Some jury-rigging and experimenting over the last few weeks
Some jury-rigging and experimenting over the last few weeks
Ok I so allowed the de-nitrator to run from 3-10-2013 until 3-26-2013 with no real progress.
So on the 26th I made some changes. First I replaced the second chamber with a makeshift de-nitrator (not sulfur) that I made from a 1000ml water bottle from Sports Authority and some barbed fittings. (The original second chamber that I made from a Phosban reactor was converted into a single chamber sulfur de-nitrator - more about that one in a future post.)
The new second chamber is on the left sitting in an old Aqua-Clear filter that I had laying around. It is filled with about 600ml sulfur and 200ml aragonite.
For those unfamiliar with the AquaMaxx calcium reactor I made the first chamber from, the pump is on the bottom of the reactors lid. The pumps intake has a fitting that sucks water from the main tank into the chamber.
below this fitting is an inlet that sucks water from between the top media plate and the lid for the reactor. The water is then pumped down to the bottom of the reactor and flows up through the media and eventually out of the reactor through a fitting in the lid.
When the Phosban reactor was the second chamber I thought the fact that the outflow from the second chamber was restricted would be enough to force the water to recirculate through the first chamber enough to allow the reactor to be effective. I was wrong and I think that is why the reactor was far less efficient when setup this way.
When I replaced the second chamber on the 26th I decided to make a change to make water recirculate through the entire reactor.
The fitting at the rear left of the reactor in the pic was the outlet from the first chamber and fed the second chamber.
The fitting in front of it was the co2 inlet which I had blocked off with a piece of airline tubing tied into a knot.
The return from the second chamber was fed into the airline gang valve which is used to regulate the drip rate back to the tank.
I ran a piece of tubing from the second valve on the airline gang valve to a tee fitting I had installed on the water inlet line to the first
chamber.

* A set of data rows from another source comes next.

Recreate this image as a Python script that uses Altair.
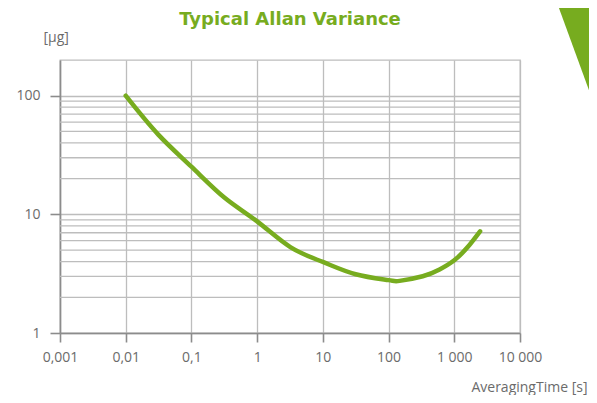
import altair as alt
import pandas as pd

# Curve (averaging time [s], Allan deviation [µg])
tau = [0.01, 0.0313, 0.1, 0.32, 1, 3.2, 10, 31.6, 100, 147, 331, 597, 1000, 1600, 2470]
dev = [100, 47, 25.2, 13.8, 8.73, 5.3, 3.97, 3.13, 2.79, 2.75, 3.01, 3.43, 4.1, 5.3, 7.2]

x_ticks = [0.001, 0.01, 0.1, 1, 10, 100, 1000, 10000]
x_labels = ["0,001", "0,01", "0,1", "1", "10", "100", "1 000", "10 000"]
y_ticks = [1, 10, 100]
y_labels = ["1", "10", "100"]
y_minor = [2, 3, 4, 5, 6, 7, 8, 9, 20, 30, 40, 50, 60, 70, 80, 90]

GREEN = "#77ac1f"
GRID = "#bdbdbd"
TEXT = "#6b6b6b"
FONT = "Open Sans"

df = pd.DataFrame({"tau": tau, "dev": dev})
minor = pd.DataFrame({"v": y_minor})

x_expr = " : ".join(f"datum.value == {v} ? '{l}'" for v, l in zip(x_ticks, x_labels)) + " : ''"
y_expr = " : ".join(f"datum.value == {v} ? '{l}'" for v, l in zip(y_ticks, y_labels)) + " : ''"

xscale = alt.Scale(type="log", domain=[0.001, 10000])
yscale = alt.Scale(type="log", domain=[1, 200])

x_axis = alt.Axis(
    values=x_ticks, labelExpr=x_expr, title="AveragingTime [s]",
    grid=True, gridColor=GRID, gridWidth=1.3, gridOpacity=1,
    domainColor="#8c8c8c", domainWidth=1.6, tickColor="#8c8c8c", tickWidth=1.6,
    tickSize=9, labelPadding=8, labelColor=TEXT, labelFontSize=14, labelFont=FONT,
    labelFlush=False,
    titleFont=FONT, titleFontSize=14, titleFontWeight="normal", titleColor=TEXT,
    titleAnchor="end", titleAlign="right", titleX=527, titleY=54, titleBaseline="middle",
)
y_axis = alt.Axis(
    values=y_ticks, labelExpr=y_expr, title="[µg]",
    grid=True, gridColor=GRID, gridWidth=1.3, gridOpacity=1,
    domainColor="#8c8c8c", domainWidth=1.6, tickColor="#8c8c8c", tickWidth=1.6,
    tickSize=10, labelPadding=10, labelColor=TEXT, labelFontSize=14, labelFont=FONT,
    labelFlush=False,
    titleFont=FONT, titleFontSize=14, titleFontWeight="normal", titleColor=TEXT,
    titleAngle=0, titleAlign="left", titleBaseline="middle", titleX=-17, titleY=-23,
)

grid = alt.Chart(minor).mark_rule(color=GRID, strokeWidth=1.3).encode(
    y=alt.Y("v:Q", scale=yscale, axis=y_axis)
)

line = alt.Chart(df).mark_line(
    color=GREEN, strokeWidth=4.5, strokeCap="round", interpolate="natural"
).encode(
    x=alt.X("tau:Q", scale=xscale, axis=x_axis),
    y=alt.Y("dev:Q", scale=yscale, axis=y_axis),
)

triangle = alt.Chart(pd.DataFrame({"k": [0]})).mark_point(
    shape="M -0.366 -1 L 0.366 -1 L 0.366 1 Z", filled=True, fill=GREEN,
    opacity=1, size=12544, strokeWidth=0,
).encode(x=alt.value(516.5), y=alt.value(-4))

chart = alt.layer(grid, line, triangle).properties(
    width=460, height=273,
    title=alt.TitleParams("Typical Allan Variance", color=GREEN, fontSize=18,
                          font="DejaVu Sans", fontWeight="bold", anchor="middle",
                          frame="group", offset=-29),
    autosize=alt.AutoSizeParams(type="none"),
    padding={"left": 52, "top": 52, "right": 69, "bottom": 62},
).configure_view(stroke=GRID, strokeWidth=1.3)

chart.save("out.html", embed_options={"renderer": "svg", "actions": False})
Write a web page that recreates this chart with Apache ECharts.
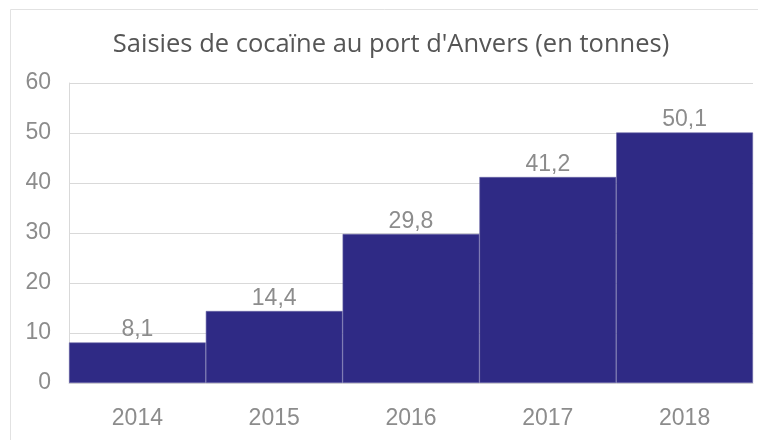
<!DOCTYPE html>
<html>
<head>
<meta charset="UTF-8">
<title>Saisies de cocaïne</title>
<script src="https://cdn.jsdelivr.net/npm/echarts@6/dist/echarts.min.js"></script>
<style>
  html, body { margin: 0; padding: 0; background: #fff; }
  #container { width: 758px; height: 440px; }
</style>
</head>
<body>
	<div id="container"></div>
	<script type="text/javascript">
	// données
	var years = ['2014', '2015', '2016', '2017', '2018'];
	var tonnes = [8.1, 14.4, 29.8, 41.2, 50.1];
	var titleText = "Saisies de cocaïne au port d'Anvers (en tonnes)";

	var myChart = echarts.init(document.getElementById('container'));

	var option = {
		animation: false,
		backgroundColor: '#fff',
		title: {
			text: titleText,
			left: 386,
			textAlign: 'center',
			top: 27,
			textStyle: {
				fontFamily: 'Open Sans',
				fontWeight: 'normal',
				fontSize: 25.5,
				color: '#555555'
			}
		},
		graphic: [{
			type: 'rect',
			shape: { x: 10.5, y: 9.5, width: 760, height: 440 },
			style: { fill: 'none', stroke: '#e2e2e2', lineWidth: 1 },
			silent: true
		}],
		grid: { left: 69, right: 5, top: 83, bottom: 57 },
		xAxis: {
			type: 'category',
			data: years,
			axisTick: { show: false },
			axisLine: { lineStyle: { color: '#d9d9d9' } },
			axisLabel: {
				fontFamily: 'Liberation Sans',
				fontSize: 23,
				color: '#8c8c8c',
				margin: 24
			}
		},
		yAxis: {
			type: 'value',
			min: 0,
			max: 60,
			interval: 10,
			axisLine: { show: true, lineStyle: { color: '#d9d9d9' } },
			axisTick: { show: false },
			splitLine: { lineStyle: { color: '#d9d9d9', width: 1 } },
			axisLabel: {
				fontFamily: 'Liberation Sans',
				fontSize: 23,
				color: '#8c8c8c',
				margin: 18
			}
		},
		series: [{
			type: 'bar',
			data: tonnes,
			barCategoryGap: 0,
			itemStyle: {
				color: '#2f2a85',
				borderColor: '#6a66a6',
				borderWidth: 0.6
			},
			label: {
				show: true,
				position: 'top',
				distance: 1,
				fontFamily: 'Liberation Sans',
				fontSize: 23,
				color: '#8c8c8c',
				formatter: function (p) {
					return String(p.value).replace('.', ',');
				}
			}
		}]
	};

	myChart.setOption(option);
    </script>
</body>
</html>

This setup returned any water that wasnt dripped into the tank back to the first chamber thus making both chambers recirculating. The unit was cycled by the 30th with 0 nitrite and 0 nitrate. However the drip rate was unstable - the pump was sucking gas into it and this would stall the intake of water into the first chamber for a few moments untill the gas cleared the intake line.

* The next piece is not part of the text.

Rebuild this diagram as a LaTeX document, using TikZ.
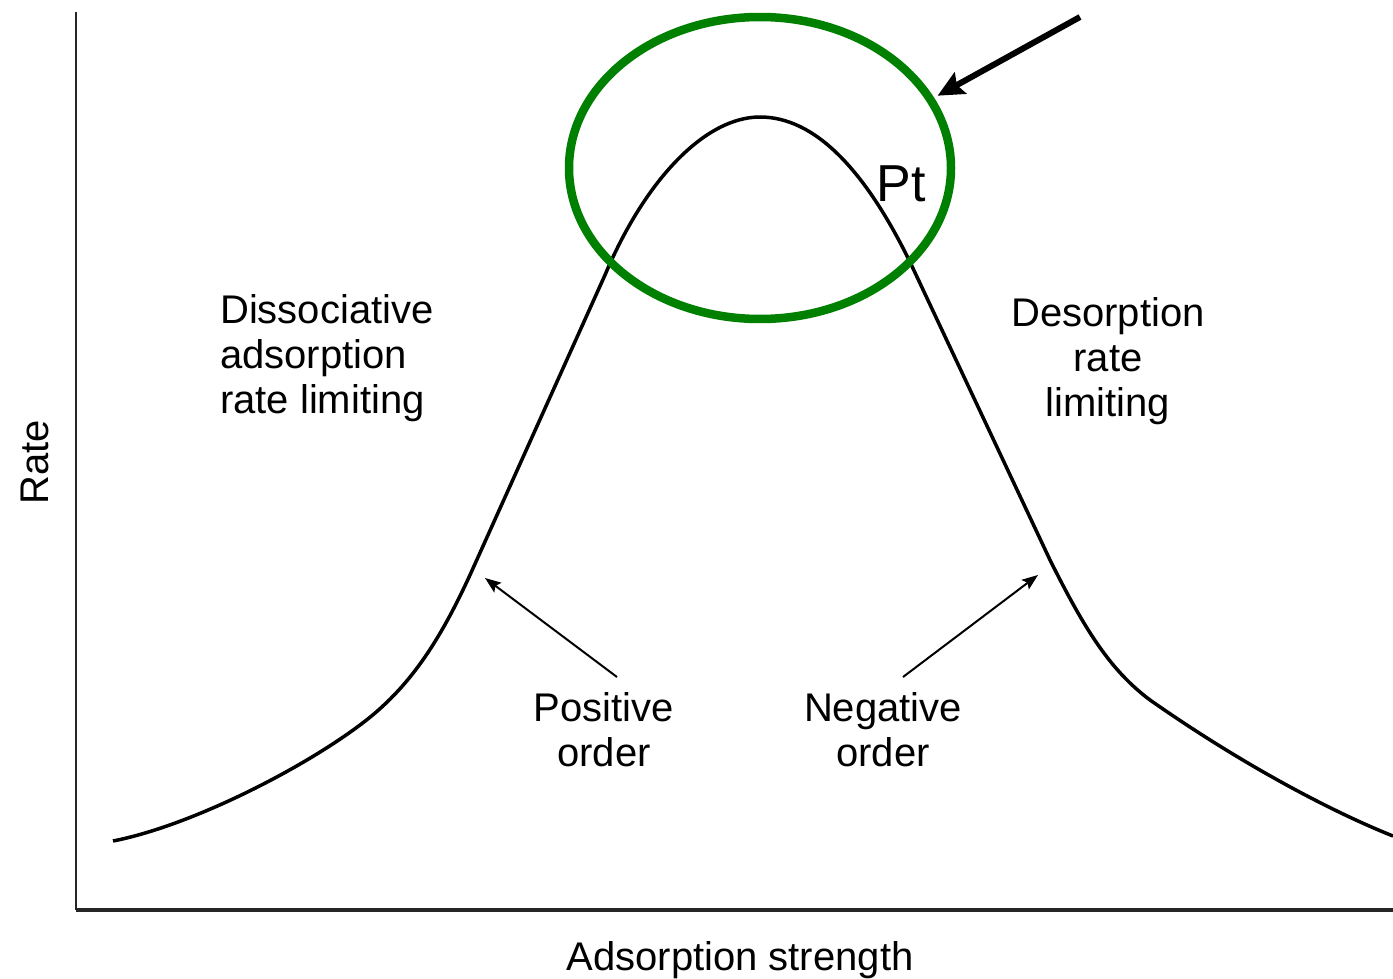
\documentclass[tikz,border=0pt]{standalone}
\usepackage{fontspec}
\setmainfont{Liberation Sans}
\usepackage{tikz}
\usetikzlibrary{shapes.geometric,arrows.meta}
\definecolor{ringgreen}{RGB}{0,128,0}
\tikzstyle{lbl}=[inner sep=0pt,font=\fontsize{40}{45}\selectfont]
\tikzstyle{ptr}=[-{Stealth[length=16pt,width=12pt,inset=3pt]},line width=2pt]
\tikzstyle{bigptr}=[-{Stealth[length=26pt,width=24pt,inset=4pt]},line width=6pt,shorten >=4pt]
\tikzstyle{ring}=[shape=ellipse,draw=ringgreen,line width=8.5pt,minimum width=382pt,minimum height=302pt,inner sep=0pt]
\tikzstyle{rateline}=[line width=3.5pt,line join=round]

\begin{document}
\begin{tikzpicture}[x=1pt,y=-1pt]
        \useasboundingbox (0,0) rectangle (1393,979);
        % axes
        \coordinate (top) at (76,12);
        \coordinate (O) at (76,910);
        \coordinate (right) at (1393,910);
        \draw[line width=2.5pt,black!85] (top) -- (O);
        \draw[line width=4pt,black!85] (O) -- (right);
        % volcano curve
        \draw[rateline] (113,841)
            .. controls (190,826) and (300,770) .. (360,725)
            .. controls (410,688) and (440,640) .. (470,575)
            -- (605,275)
            .. controls (645,180) and (705,117) .. (760,117)
            .. controls (815,117) and (865,170) .. (910,262)
            -- (1050,560)
            .. controls (1085,630) and (1110,670) .. (1150,700)
            .. controls (1250,770) and (1340,815) .. (1393,836);
        \node[ring] (R) at (760,168) {};
        \node[lbl,font=\fontsize{52}{60}\selectfont] (Pt) at (901,184) {Pt};
        \coordinate (bigTail) at (1080,17);
        \draw[bigptr] (bigTail) -- (R.22);
        % labels
        \node[lbl,anchor=west,align=left] (diss) at (220,358)
            {Dissociative\\adsorption\\rate limiting};
        \node[lbl,align=center] (des) at (1108,361)
            {Desorption\\rate\\limiting};
        \node[lbl,align=center] (pos) at (604,730) {Positive\\order};
        \node[lbl,align=center] (neg) at (883,730) {Negative\\order};
        \node[lbl] (xlab) at (740,960) {Adsorption strength};
        \node[lbl,rotate=90] (ylab) at (35,462) {Rate};
        % order arrows
        \coordinate (posTail) at (617,677);
        \coordinate (posTip) at (485,578);
        \coordinate (negTail) at (903,677);
        \coordinate (negTip) at (1038,575);
        \draw[ptr] (posTail) -- (posTip);
        \draw[ptr] (negTail) -- (negTip);
\end{tikzpicture}
\end{document}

There was alot of gas as well - watching the bubbles race around the tubing was like watching crowded cars of people racing around a roller coaster! I didnt have a de-gas valve in use at this time.

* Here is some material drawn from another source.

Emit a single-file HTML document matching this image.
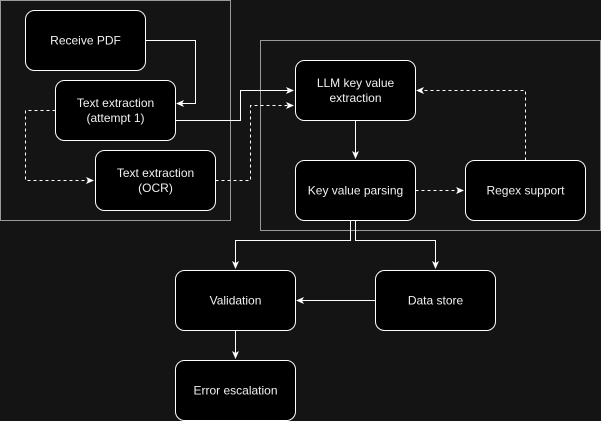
<!DOCTYPE html>
<html><head><style>
html,body{margin:0;padding:0;background:#141414;}
svg{display:block;}
text{font-family:"Liberation Sans",sans-serif;font-size:12px;fill:#f0f0f0;text-anchor:middle;}
</style></head><body>
<svg width="601" height="421" viewBox="0 0 601 421" xmlns="http://www.w3.org/2000/svg">
<defs>
<marker id="a" markerWidth="8" markerHeight="8" refX="7" refY="4" orient="auto" markerUnits="userSpaceOnUse">
<path d="M0,0.5 L8,4 L0,7.5 L2,4 Z" fill="#fff"/></marker>
</defs>
<rect x="0.5" y="0.5" width="230" height="220" fill="#141414" stroke="#999"/>
<rect x="260.5" y="40.5" width="340" height="190" fill="#141414" stroke="#999"/>
<g fill="#000" stroke="#fff" stroke-width="1">
<rect x="25.5" y="10.5" width="120" height="60" rx="9"/>
<rect x="55.5" y="80.5" width="120" height="60" rx="9"/>
<rect x="95.5" y="150.5" width="120" height="60" rx="9"/>
<rect x="295.5" y="60.5" width="120" height="60" rx="9"/>
<rect x="295.5" y="160.5" width="120" height="60" rx="9"/>
<rect x="465.5" y="160.5" width="120" height="60" rx="9"/>
<rect x="175.5" y="270.5" width="120" height="60" rx="9"/>
<rect x="375.5" y="270.5" width="120" height="60" rx="9"/>
<rect x="175.5" y="360.5" width="120" height="60" rx="9"/>
</g>
<g fill="none" stroke="#fff" stroke-width="1">
<path d="M145.5,40.5 H195.5 V103.5 H177" marker-end="url(#a)"/>
<path d="M175.5,120.5 H240.5 V90.5 H293" marker-end="url(#a)"/>
<path d="M215.5,180.5 H250.5 V105.5 H293" stroke-dasharray="3,3" marker-end="url(#a)"/>
<path d="M55.5,110.5 H25.5 V180.5 H93" stroke-dasharray="3,3" marker-end="url(#a)"/>
<path d="M355.5,120.5 V158" marker-end="url(#a)"/>
<path d="M415.5,190.5 H463" stroke-dasharray="3,3" marker-end="url(#a)"/>
<path d="M525.5,160.5 V90.5 H417" stroke-dasharray="3,3" marker-end="url(#a)"/>
<path d="M350.5,220.5 V240.5 H235.5 V268" marker-end="url(#a)"/>
<path d="M355.5,220.5 V240.5 H435.5 V268" marker-end="url(#a)"/>
<path d="M375.5,300.5 H297" marker-end="url(#a)"/>
<path d="M235.5,330.5 V358" marker-end="url(#a)"/>
</g>
<text x="85.5" y="44.5">Receive PDF</text>
<text x="115.5" y="107">Text extraction</text>
<text x="115.5" y="122">(attempt 1)</text>
<text x="155.5" y="177">Text extraction</text>
<text x="155.5" y="192">(OCR)</text>
<text x="355.5" y="87">LLM key value</text>
<text x="355.5" y="102">extraction</text>
<text x="355.5" y="194.5">Key value parsing</text>
<text x="525.5" y="194.5">Regex support</text>
<text x="235.5" y="304.5">Validation</text>
<text x="435.5" y="304.5">Data store</text>
<text x="235.5" y="394.5">Error escalation</text>
</svg>
</body></html>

To get around this I made further changes on 4-1-2013. I installed a makeshift de-gas valve using the ph probe port at the front of the reactor. I switched the co2 fitting which was blocked off previously to the water outlet to feed the second chamber. I chose this fitting to be the water outlet because it extended about 1/2" lower into the reactor than the ph probe port which was now home to a de-gas valve. The fitting at the rear left became the inlet for water returning from the second chamber that hasnt dripped back to the tank. I ran some tubing from that port on the inside of the lid through a hole on the side of the outlet nozzle on the pump - I was hoping the incoming water would be forced to the bottom of the reactor and recirculated along with rest of the water in the chamber but instead the water was forced out of this tubing - the opposite of what I was looking for.
On 4-3 I took the inlet nozzle from the pump and drilled a small hole in it just large enough to allow one side of an airline tee to be inserted snugly through it. I drilled the hole directly across from the fitting that sucks the water from the main tank. I put one side of an airline tee in the hole, blocked the opposite fitting on the tee off with some tubing tied off in a knot and connected the middle fitting of the tee to the fitting which was allowing in water from the gang valve that hadnt dripped back into the tank. This allows that water to be pulled into the pump immediately and pumped to the bottom of the first chamber and recirculated through the entire unit. This also doesnt stall the intake of water from the main tank into the reactor as was happening previously.
As of today 4-5 about 40 hours after making that last change the reactor has cycled with 0 nitrite and 0 nitrate in the effluent.